━━ SUPPLIED DATA ━━
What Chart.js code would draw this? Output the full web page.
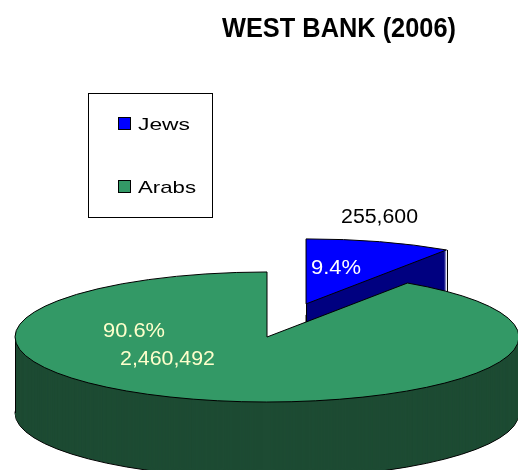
━━━
━━ SUPPLIED DATA ━━
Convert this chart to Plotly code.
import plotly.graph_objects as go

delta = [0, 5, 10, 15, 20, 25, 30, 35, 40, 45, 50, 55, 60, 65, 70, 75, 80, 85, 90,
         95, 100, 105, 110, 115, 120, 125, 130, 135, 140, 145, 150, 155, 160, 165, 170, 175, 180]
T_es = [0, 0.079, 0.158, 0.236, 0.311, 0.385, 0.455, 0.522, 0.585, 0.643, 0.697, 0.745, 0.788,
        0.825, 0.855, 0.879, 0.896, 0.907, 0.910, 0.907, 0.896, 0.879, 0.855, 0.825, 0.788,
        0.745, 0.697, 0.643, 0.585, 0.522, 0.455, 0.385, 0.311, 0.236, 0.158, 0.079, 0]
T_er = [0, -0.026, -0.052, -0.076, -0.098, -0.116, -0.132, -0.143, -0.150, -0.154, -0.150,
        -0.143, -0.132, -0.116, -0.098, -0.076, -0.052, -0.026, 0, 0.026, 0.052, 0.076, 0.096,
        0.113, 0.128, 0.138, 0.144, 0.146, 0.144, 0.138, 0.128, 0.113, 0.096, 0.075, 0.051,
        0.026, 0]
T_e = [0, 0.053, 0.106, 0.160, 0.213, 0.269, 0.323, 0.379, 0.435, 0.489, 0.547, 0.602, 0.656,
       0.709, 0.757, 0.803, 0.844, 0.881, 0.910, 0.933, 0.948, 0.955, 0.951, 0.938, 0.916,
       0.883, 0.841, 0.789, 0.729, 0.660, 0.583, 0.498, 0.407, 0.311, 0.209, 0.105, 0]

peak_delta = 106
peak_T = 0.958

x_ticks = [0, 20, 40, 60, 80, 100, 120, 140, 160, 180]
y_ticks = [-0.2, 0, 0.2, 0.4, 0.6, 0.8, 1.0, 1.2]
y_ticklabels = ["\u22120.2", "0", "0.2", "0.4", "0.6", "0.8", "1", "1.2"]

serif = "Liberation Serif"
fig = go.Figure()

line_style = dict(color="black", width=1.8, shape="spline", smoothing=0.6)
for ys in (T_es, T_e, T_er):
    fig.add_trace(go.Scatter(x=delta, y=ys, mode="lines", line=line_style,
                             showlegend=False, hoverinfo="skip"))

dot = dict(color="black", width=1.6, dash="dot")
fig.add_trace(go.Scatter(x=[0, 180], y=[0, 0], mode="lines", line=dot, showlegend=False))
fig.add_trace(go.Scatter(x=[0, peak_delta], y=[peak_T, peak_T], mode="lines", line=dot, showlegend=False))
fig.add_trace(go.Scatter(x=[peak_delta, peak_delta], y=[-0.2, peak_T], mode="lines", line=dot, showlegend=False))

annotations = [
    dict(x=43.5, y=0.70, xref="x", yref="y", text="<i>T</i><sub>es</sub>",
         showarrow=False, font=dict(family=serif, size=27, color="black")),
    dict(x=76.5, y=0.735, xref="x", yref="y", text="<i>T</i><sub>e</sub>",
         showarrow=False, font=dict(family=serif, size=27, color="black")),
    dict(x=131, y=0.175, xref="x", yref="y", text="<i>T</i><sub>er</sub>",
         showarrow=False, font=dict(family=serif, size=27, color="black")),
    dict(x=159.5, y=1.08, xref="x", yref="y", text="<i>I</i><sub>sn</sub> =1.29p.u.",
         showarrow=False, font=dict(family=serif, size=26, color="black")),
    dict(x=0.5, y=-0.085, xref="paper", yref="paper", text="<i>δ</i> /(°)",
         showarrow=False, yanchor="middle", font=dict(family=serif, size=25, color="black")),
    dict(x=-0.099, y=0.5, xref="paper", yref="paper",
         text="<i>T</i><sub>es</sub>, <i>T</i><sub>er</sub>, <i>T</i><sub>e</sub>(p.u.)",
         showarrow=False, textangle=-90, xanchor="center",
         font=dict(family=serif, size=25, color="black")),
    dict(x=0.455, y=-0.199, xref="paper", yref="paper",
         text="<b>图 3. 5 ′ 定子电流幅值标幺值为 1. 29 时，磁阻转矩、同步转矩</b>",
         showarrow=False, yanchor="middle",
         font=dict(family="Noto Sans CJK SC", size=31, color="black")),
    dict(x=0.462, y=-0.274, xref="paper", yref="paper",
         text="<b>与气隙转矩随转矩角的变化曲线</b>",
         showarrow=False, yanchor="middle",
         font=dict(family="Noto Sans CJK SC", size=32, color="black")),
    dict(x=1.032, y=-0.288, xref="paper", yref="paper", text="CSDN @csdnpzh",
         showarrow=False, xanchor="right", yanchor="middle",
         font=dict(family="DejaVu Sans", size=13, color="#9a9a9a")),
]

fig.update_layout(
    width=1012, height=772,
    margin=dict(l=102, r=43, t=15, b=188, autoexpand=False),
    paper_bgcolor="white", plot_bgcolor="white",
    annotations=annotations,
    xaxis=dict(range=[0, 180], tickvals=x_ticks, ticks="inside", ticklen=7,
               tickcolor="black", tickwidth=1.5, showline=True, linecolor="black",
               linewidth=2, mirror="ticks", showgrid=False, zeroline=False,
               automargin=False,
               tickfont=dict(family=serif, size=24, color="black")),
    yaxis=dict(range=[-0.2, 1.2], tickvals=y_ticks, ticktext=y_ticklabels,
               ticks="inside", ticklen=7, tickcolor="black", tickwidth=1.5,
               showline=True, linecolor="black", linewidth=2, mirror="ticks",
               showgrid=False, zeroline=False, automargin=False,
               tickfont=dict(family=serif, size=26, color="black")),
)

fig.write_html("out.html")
━━━
*INSTRUCTION*:
Reproduce verbatim the lines above, from the line with "Convert this chart to Plotly code." through the line with "import plotly.graph_objects as go".

*EXERCISE ANSWER*:
Convert this chart to Plotly code.
import plotly.graph_objects as go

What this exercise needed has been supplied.